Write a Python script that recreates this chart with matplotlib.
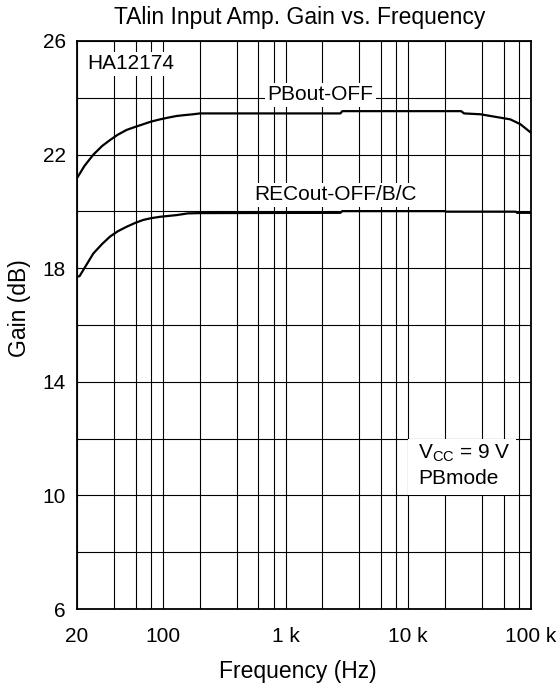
import matplotlib
matplotlib.use("Agg")
import matplotlib.pyplot as plt
from matplotlib.patches import Rectangle

plt.rcParams["font.family"] = ["Liberation Sans", "DejaVu Sans"]
plt.rcParams["mathtext.fontset"] = "custom"
plt.rcParams["mathtext.rm"] = "Liberation Sans"
plt.rcParams["mathtext.it"] = "Liberation Sans:italic"

# ---- data ----
pb_freq = [20, 23, 27.2, 32, 37.1, 43, 50.8, 60, 69.4, 80, 94.9, 110, 129.8, 150, 177, 201,
           2800, 2900, 27000, 28500, 38600, 46700, 56300, 67900, 81900, 100000]
pb_gain = [21.17, 21.6, 22.0, 22.3, 22.51, 22.7, 22.87, 22.98, 23.07, 23.16, 23.24, 23.3, 23.36, 23.39, 23.42, 23.45,
           23.45, 23.53, 23.53, 23.45, 23.42, 23.36, 23.3, 23.24, 23.07, 22.77]

rec_freq = [20, 21, 23.2, 27.2, 32, 37.1, 43, 50.8, 60, 69.4, 80, 94.9, 129.8, 160, 200,
            2800, 2900, 19900, 20500, 75000, 77000, 100000]
rec_gain = [17.7, 17.72, 18.03, 18.52, 18.85, 19.11, 19.3, 19.46, 19.6, 19.7, 19.76, 19.81, 19.87, 19.93, 19.94,
            19.95, 20.01, 20.01, 19.99, 19.99, 19.95, 19.95]

major_freqs = [20, 100, 1000, 10000, 100000]
major_labels = ["20", "100", "1 k", "10 k", "100 k"]
grid_freqs = [40, 60, 80, 200, 400, 600, 800, 2000, 4000, 6000, 8000,
              20000, 40000, 60000, 80000]
gain_ticks = [6, 10, 14, 18, 22, 26]
gain_minor = [8, 12, 16, 20, 24]

fig = plt.figure(figsize=(5.59, 6.89), dpi=100)
ax = fig.add_axes([0.1377, 0.1161, 0.8122, 0.8244])

ax.set_xscale("log")
ax.set_xlim(20, 100000)
ax.set_ylim(6, 26)
ax.set_xticks(major_freqs)
ax.set_xticklabels(major_labels)
ax.set_xticks(grid_freqs, minor=True)
ax.set_xticklabels([], minor=True)
ax.set_yticks(gain_ticks)
ax.set_yticks(gain_minor, minor=True)
ax.tick_params(which="both", length=0, labelsize=15)
ax.tick_params(axis="x", pad=13)
ax.tick_params(axis="y", pad=8)
ax.grid(which="both", color="black", linewidth=0.8, zorder=1)
ax.set_axisbelow(True)
for s in ax.spines.values():
    s.set_linewidth(1.3)

ax.plot(pb_freq, pb_gain, color="black", linewidth=1.6, zorder=3)
ax.plot(rec_freq, rec_gain, color="black", linewidth=1.6, zorder=3)

box = dict(facecolor="white", edgecolor="none", pad=1.5)
ax.text(1928, 24.1, "PBout-OFF", fontsize=15, ha="center", va="center", bbox=box, zorder=4)
ax.text(2571, 20.58, "RECout-OFF/B/C", fontsize=15, ha="center", va="center", bbox=box, zorder=4)
ax.text(24.3, 25.19, "HA12174", fontsize=15, ha="left", va="center", bbox=box, zorder=4)

ax.add_patch(Rectangle((10000, 10), 65000, 2, facecolor="white", edgecolor="none", zorder=2))
ax.text(12080, 11.49, r"$\mathrm{V_{CC}}$ = 9 V", fontsize=15, ha="left", va="center", zorder=4)
ax.text(12080, 10.58, "PBmode", fontsize=15, ha="left", va="center", zorder=4)

ax.set_title("TAlin Input Amp. Gain vs. Frequency", fontsize=16.5, x=0.49, pad=12)
ax.set_xlabel("Frequency (Hz)", fontsize=16.5)
ax.set_ylabel("Gain (dB)", fontsize=16.5)
ax.xaxis.set_label_coords(0.487, -0.09)
ax.yaxis.set_label_coords(-0.102, 0.53)

fig.savefig("out.png", dpi=100)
----
◆ Task details
Identify lines with the string "matplotlib". Copy each one.

◆ Result of the exercise
Write a Python script that recreates this chart with matplotlib.
import matplotlib
matplotlib.use("Agg")
import matplotlib.pyplot as plt
from matplotlib.patches import Rectangle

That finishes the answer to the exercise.